Problem description
Retype, please, the listing from its opening line through the line that contains "plt.rcParams['font.family'] = ['Liberation", both included, without the pictures.

Data provided
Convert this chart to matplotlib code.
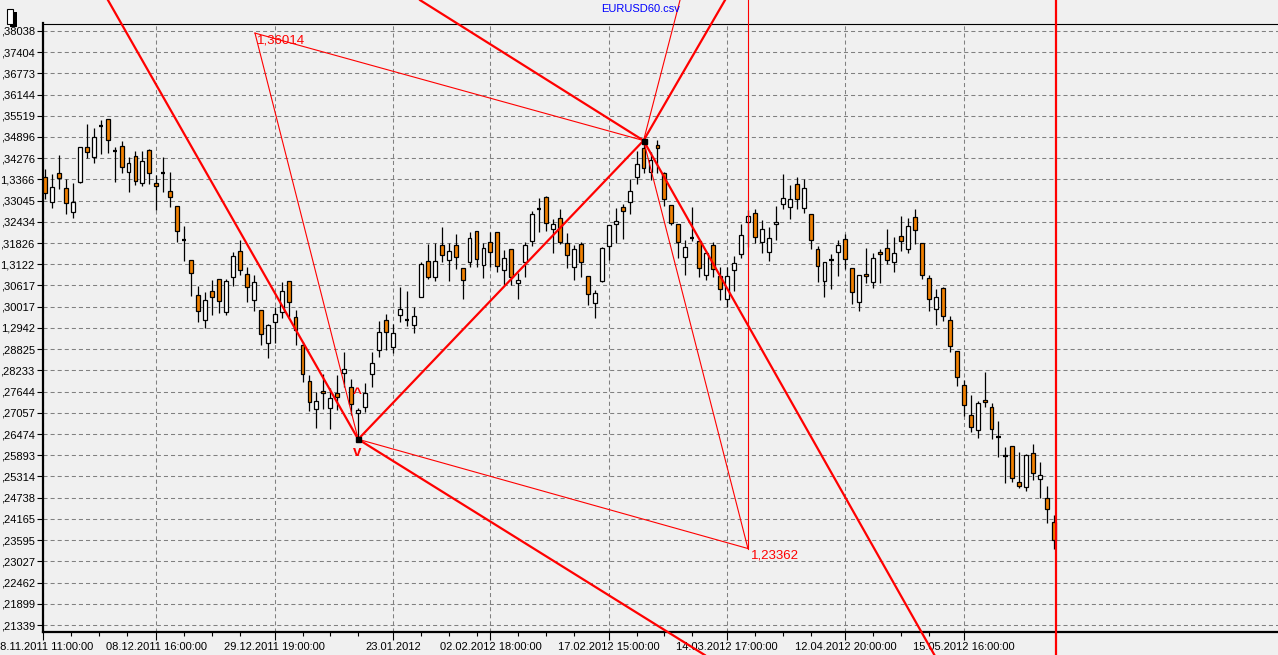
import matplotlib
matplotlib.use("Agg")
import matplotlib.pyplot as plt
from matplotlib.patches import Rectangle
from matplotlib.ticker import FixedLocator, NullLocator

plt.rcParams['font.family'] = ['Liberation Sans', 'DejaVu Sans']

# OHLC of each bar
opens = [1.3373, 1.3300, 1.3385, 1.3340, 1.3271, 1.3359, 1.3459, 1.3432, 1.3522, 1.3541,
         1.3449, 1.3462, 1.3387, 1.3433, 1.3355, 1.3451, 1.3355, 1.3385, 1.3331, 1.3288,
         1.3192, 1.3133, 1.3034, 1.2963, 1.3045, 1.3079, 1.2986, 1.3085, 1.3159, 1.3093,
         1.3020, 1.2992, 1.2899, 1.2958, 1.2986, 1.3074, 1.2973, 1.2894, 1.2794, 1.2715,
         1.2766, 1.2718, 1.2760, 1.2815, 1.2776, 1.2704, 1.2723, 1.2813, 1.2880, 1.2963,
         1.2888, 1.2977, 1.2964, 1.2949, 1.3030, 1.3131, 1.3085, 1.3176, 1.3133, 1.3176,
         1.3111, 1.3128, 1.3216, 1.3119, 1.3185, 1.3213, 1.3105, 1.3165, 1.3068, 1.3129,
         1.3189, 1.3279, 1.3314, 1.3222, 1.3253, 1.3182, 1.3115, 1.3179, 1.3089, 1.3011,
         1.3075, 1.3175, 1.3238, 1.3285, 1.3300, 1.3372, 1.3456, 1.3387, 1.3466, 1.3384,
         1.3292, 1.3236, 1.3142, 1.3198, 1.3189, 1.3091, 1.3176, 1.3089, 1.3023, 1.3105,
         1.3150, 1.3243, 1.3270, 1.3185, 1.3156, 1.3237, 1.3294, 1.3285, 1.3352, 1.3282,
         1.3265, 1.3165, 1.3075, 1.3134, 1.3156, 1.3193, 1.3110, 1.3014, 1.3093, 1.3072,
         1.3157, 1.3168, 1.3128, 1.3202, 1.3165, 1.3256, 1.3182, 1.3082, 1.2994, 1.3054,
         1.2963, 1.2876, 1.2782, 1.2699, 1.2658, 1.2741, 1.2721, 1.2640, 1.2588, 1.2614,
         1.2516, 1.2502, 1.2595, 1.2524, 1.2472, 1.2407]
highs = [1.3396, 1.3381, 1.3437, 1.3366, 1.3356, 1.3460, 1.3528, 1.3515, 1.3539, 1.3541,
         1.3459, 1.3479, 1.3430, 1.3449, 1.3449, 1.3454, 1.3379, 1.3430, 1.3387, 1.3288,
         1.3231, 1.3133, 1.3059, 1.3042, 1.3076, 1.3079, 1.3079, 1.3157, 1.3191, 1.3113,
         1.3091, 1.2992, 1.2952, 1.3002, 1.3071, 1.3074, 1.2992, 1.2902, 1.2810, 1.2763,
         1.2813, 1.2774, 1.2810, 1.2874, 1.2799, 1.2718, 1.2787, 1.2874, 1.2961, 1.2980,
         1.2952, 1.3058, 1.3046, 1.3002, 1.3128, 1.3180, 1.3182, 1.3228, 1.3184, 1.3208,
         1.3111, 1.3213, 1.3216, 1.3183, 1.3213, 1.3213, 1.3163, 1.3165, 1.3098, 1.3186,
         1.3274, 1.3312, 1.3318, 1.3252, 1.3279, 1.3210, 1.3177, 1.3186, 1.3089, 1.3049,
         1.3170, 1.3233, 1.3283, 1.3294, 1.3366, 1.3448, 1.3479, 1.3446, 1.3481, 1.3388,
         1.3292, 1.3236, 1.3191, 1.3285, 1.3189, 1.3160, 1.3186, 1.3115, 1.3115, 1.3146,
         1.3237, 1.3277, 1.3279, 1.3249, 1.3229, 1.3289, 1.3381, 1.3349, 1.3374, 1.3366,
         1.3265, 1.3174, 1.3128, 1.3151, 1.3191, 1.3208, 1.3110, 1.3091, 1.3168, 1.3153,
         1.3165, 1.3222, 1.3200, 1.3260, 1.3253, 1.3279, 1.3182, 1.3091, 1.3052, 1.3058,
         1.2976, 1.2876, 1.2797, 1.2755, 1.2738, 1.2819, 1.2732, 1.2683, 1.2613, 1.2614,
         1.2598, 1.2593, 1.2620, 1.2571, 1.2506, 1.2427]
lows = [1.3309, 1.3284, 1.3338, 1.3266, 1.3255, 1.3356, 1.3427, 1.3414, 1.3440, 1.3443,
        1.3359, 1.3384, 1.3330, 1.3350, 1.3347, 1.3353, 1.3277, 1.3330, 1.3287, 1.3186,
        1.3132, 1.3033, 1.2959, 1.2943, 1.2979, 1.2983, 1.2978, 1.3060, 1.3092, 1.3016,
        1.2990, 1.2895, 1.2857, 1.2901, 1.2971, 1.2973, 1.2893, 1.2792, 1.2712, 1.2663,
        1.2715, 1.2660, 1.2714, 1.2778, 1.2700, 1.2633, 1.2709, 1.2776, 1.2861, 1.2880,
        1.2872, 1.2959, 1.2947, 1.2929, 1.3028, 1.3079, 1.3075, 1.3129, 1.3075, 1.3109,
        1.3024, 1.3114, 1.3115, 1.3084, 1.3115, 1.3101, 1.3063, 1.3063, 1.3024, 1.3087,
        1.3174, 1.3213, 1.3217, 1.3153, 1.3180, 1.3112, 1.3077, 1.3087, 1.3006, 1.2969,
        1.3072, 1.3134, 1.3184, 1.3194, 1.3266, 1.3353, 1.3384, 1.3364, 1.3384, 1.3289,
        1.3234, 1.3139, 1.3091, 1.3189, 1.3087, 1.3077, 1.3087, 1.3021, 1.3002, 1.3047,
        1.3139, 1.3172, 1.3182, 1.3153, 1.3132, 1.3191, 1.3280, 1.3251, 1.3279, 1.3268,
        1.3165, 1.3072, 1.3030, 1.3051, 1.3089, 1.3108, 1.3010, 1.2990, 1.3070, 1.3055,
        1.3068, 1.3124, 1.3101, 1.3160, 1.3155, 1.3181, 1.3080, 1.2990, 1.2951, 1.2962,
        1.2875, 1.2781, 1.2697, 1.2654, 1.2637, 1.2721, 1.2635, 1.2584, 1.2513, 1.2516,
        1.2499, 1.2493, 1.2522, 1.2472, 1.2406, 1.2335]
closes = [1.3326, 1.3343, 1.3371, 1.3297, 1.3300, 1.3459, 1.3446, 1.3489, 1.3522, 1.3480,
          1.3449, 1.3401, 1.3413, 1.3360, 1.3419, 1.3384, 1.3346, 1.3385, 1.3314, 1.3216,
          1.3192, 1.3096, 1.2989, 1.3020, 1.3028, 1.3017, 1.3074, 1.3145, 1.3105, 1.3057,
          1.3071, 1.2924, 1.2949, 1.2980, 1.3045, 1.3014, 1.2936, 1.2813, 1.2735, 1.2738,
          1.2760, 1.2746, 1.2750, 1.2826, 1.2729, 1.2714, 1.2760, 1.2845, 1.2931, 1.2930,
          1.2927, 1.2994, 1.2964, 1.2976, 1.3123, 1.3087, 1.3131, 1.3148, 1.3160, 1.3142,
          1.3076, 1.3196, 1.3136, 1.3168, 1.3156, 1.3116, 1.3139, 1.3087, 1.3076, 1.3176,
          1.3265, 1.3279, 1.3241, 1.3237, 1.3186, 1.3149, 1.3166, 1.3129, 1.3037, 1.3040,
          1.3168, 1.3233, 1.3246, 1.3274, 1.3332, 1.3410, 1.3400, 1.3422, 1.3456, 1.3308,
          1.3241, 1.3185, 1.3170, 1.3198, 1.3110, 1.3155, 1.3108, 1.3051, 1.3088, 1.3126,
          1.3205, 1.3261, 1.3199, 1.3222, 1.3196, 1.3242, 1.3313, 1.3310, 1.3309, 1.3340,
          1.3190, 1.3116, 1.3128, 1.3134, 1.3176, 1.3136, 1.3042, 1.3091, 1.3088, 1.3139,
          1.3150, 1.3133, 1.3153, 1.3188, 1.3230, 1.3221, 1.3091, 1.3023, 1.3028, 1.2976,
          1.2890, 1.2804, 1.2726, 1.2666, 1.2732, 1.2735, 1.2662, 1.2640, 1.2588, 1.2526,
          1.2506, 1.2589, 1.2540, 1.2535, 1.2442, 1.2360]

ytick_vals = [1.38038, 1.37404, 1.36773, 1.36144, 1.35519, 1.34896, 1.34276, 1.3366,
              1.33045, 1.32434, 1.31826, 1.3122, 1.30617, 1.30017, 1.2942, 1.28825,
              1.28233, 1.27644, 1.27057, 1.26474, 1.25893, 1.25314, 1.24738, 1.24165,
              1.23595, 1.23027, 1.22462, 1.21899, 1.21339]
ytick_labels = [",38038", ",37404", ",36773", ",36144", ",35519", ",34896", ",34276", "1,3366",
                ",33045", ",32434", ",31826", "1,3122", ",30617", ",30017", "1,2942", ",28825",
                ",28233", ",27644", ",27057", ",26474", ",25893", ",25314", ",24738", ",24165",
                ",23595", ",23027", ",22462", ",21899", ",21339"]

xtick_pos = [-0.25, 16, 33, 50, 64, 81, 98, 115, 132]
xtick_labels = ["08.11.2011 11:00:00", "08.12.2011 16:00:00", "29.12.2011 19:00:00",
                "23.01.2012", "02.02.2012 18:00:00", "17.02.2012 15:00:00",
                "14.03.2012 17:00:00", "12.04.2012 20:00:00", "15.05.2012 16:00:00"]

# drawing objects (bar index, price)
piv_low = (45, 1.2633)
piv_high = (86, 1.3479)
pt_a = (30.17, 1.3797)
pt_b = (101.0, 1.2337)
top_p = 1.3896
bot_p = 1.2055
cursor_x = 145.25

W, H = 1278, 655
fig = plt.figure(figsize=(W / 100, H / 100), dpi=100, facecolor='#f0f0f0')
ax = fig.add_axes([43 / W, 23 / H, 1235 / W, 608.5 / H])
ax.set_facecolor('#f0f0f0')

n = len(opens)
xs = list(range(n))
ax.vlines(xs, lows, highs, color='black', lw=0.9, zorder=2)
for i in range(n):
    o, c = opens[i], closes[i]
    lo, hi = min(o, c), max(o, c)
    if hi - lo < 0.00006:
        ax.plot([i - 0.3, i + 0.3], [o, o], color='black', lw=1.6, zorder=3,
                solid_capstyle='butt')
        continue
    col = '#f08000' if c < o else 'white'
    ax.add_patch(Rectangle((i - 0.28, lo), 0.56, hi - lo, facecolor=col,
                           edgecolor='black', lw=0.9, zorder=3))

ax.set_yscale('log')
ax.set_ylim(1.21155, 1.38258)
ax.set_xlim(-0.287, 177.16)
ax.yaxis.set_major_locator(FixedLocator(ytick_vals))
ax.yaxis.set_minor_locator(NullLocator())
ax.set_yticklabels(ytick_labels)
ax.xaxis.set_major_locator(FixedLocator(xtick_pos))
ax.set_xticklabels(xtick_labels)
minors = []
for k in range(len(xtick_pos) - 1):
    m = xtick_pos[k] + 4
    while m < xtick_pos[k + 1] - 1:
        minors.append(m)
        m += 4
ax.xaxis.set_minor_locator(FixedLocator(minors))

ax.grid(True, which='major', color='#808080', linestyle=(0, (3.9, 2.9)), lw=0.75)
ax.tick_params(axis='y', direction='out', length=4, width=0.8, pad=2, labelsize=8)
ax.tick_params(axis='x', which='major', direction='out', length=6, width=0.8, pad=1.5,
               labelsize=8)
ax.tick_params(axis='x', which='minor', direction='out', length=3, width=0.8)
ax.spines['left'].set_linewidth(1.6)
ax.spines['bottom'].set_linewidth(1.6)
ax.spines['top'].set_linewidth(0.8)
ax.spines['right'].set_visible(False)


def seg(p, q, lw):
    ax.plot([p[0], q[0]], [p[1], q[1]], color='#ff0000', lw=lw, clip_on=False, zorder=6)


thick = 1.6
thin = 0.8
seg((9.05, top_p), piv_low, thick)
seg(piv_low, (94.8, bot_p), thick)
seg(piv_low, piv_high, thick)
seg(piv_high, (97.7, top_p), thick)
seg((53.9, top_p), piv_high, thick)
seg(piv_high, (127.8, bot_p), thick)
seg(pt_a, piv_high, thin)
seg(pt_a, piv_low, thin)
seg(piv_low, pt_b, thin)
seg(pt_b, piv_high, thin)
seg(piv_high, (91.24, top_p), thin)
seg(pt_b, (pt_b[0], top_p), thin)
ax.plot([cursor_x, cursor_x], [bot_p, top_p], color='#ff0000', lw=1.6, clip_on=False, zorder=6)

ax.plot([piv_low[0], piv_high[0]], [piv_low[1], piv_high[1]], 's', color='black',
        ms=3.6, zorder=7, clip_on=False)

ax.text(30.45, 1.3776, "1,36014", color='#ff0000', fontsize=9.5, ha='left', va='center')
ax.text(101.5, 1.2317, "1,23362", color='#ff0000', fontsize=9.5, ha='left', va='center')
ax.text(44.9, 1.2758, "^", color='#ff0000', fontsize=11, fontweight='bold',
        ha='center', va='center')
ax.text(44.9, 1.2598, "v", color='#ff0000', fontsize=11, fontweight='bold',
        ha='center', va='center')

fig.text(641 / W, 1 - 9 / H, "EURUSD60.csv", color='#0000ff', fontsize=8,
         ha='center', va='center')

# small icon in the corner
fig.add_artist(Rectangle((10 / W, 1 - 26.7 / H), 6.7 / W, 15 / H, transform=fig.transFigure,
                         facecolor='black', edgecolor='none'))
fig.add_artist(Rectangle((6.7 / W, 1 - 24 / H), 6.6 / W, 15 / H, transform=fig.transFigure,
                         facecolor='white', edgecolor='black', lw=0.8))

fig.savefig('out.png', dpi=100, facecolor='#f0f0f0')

The answer
Convert this chart to matplotlib code.
import matplotlib
matplotlib.use("Agg")
import matplotlib.pyplot as plt
from matplotlib.patches import Rectangle
from matplotlib.ticker import FixedLocator, NullLocator

plt.rcParams['font.family'] = ['Liberation Sans', 'DejaVu Sans']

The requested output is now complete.